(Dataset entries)
------------------------------------------------------------

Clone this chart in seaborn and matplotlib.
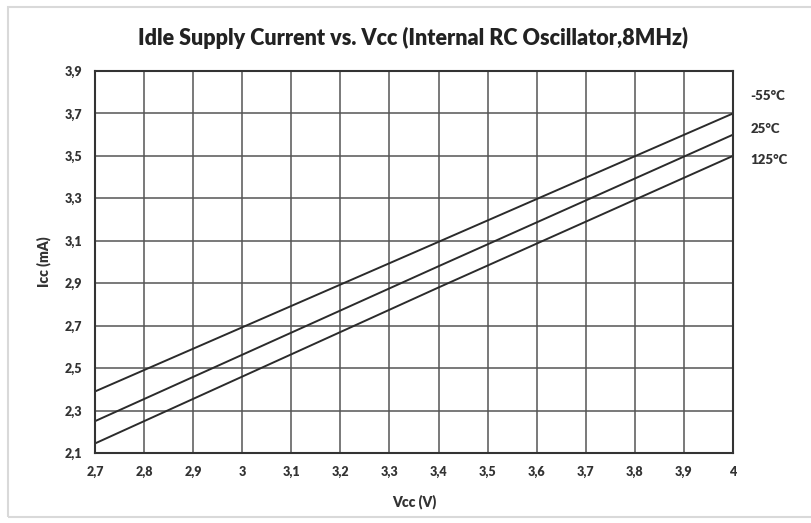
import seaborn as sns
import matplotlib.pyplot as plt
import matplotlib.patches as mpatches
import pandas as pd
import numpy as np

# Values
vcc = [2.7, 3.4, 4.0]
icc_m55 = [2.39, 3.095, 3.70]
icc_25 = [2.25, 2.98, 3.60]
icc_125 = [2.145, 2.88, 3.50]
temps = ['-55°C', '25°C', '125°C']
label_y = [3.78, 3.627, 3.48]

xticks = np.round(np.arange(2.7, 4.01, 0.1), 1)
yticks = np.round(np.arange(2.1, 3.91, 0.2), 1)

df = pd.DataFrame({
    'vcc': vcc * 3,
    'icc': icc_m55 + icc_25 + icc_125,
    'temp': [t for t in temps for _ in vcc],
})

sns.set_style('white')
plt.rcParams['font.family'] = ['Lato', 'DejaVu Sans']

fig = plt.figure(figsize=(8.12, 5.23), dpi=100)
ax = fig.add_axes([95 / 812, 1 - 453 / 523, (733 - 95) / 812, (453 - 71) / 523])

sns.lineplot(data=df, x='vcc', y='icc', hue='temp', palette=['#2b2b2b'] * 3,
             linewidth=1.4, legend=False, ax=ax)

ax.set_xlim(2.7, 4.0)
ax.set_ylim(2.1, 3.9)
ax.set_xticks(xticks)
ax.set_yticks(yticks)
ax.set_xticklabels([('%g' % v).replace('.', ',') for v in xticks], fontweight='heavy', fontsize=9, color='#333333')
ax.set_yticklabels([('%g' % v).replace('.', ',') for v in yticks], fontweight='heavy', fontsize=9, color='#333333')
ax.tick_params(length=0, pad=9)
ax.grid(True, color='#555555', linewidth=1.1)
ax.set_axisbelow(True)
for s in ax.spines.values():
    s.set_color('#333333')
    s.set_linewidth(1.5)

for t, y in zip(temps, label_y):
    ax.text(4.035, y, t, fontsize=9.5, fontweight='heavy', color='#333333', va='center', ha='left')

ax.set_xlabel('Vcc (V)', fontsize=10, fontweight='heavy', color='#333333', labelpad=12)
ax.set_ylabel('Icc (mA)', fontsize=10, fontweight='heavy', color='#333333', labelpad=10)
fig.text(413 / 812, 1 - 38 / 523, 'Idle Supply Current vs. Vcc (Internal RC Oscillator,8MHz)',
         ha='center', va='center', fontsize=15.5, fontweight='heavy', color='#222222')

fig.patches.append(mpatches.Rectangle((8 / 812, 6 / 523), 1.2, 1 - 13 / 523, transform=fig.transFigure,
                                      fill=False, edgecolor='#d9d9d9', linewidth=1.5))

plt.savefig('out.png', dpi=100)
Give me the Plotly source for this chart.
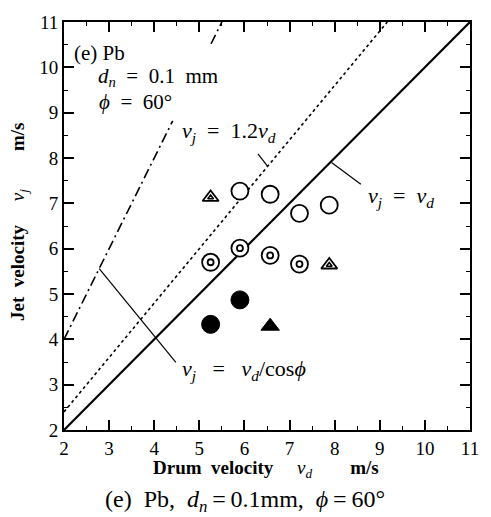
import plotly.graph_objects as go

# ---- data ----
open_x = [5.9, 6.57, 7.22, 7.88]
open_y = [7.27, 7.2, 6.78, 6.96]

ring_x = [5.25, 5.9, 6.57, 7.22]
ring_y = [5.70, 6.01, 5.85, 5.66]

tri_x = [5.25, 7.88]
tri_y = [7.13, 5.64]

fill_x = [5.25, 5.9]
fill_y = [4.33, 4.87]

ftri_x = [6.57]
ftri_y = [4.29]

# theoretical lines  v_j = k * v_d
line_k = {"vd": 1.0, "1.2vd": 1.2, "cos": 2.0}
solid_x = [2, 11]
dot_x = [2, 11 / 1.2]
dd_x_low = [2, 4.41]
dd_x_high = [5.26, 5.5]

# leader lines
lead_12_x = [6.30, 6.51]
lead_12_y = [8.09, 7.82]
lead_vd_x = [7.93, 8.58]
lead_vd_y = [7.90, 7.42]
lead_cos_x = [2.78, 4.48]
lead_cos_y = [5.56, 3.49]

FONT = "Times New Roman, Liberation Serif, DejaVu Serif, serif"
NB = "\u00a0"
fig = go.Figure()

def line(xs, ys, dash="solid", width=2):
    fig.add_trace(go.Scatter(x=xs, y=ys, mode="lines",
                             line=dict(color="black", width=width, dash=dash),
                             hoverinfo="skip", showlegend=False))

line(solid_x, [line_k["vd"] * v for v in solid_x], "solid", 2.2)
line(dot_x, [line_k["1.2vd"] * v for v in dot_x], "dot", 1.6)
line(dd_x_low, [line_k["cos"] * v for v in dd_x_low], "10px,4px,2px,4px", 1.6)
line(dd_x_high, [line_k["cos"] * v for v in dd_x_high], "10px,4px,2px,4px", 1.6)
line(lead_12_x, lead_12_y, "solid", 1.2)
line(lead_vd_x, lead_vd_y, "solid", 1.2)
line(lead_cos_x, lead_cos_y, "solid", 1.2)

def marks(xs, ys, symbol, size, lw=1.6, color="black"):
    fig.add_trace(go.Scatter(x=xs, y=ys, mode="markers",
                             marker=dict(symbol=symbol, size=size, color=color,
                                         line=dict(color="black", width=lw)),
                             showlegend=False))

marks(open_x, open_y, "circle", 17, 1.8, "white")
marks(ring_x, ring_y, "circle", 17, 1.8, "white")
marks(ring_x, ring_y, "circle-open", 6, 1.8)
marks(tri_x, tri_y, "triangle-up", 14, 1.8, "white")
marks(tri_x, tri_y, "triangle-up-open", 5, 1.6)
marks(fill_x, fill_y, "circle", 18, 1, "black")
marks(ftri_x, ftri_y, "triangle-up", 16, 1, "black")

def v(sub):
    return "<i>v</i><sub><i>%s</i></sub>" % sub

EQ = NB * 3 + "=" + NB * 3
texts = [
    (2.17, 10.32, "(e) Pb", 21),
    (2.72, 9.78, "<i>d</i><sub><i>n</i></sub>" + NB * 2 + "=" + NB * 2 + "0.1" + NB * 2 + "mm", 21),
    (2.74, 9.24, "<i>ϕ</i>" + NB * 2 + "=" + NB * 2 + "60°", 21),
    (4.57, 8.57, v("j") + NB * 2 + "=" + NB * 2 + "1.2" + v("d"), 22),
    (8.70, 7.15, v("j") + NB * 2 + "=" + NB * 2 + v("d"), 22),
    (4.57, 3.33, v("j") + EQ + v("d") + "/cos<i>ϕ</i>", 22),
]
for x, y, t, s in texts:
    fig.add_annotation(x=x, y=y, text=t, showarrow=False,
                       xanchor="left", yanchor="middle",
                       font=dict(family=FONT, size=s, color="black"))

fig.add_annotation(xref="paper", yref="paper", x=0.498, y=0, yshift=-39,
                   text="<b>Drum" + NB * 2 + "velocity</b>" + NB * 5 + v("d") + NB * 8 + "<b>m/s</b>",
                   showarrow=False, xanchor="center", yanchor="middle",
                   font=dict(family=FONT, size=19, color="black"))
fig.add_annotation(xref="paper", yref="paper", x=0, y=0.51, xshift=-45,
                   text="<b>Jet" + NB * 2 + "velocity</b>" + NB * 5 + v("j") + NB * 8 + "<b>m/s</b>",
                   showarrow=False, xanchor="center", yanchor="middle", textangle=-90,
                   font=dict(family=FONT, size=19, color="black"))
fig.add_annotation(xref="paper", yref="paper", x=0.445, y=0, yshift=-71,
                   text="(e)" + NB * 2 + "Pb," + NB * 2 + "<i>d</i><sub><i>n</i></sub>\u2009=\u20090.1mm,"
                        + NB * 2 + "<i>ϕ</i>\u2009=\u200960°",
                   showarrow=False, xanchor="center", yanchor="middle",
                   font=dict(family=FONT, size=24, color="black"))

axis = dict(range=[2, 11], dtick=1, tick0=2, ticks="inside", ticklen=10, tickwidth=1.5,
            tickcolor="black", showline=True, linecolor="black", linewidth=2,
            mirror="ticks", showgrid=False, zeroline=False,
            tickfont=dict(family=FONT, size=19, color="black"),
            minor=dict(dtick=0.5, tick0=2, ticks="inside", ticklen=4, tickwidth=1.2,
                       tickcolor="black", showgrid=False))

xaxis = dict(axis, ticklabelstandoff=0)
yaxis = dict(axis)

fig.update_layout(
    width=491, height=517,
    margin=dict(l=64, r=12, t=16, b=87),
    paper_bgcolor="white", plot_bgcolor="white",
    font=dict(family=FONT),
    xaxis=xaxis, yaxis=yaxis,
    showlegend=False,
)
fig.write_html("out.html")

------------------------------------------------------------

> Problem:
Take the lines above from the top of the records through the one with "linewidth=1.4, legend=False, ax=ax)" and repeat them exactly, without any pictures.

> Response:
Clone this chart in seaborn and matplotlib.
import seaborn as sns
import matplotlib.pyplot as plt
import matplotlib.patches as mpatches
import pandas as pd
import numpy as np

# Values
vcc = [2.7, 3.4, 4.0]
icc_m55 = [2.39, 3.095, 3.70]
icc_25 = [2.25, 2.98, 3.60]
icc_125 = [2.145, 2.88, 3.50]
temps = ['-55°C', '25°C', '125°C']
label_y = [3.78, 3.627, 3.48]

xticks = np.round(np.arange(2.7, 4.01, 0.1), 1)
yticks = np.round(np.arange(2.1, 3.91, 0.2), 1)

df = pd.DataFrame({
    'vcc': vcc * 3,
    'icc': icc_m55 + icc_25 + icc_125,
    'temp': [t for t in temps for _ in vcc],
})

sns.set_style('white')
plt.rcParams['font.family'] = ['Lato', 'DejaVu Sans']

fig = plt.figure(figsize=(8.12, 5.23), dpi=100)
ax = fig.add_axes([95 / 812, 1 - 453 / 523, (733 - 95) / 812, (453 - 71) / 523])

sns.lineplot(data=df, x='vcc', y='icc', hue='temp', palette=['#2b2b2b'] * 3,
             linewidth=1.4, legend=False, ax=ax)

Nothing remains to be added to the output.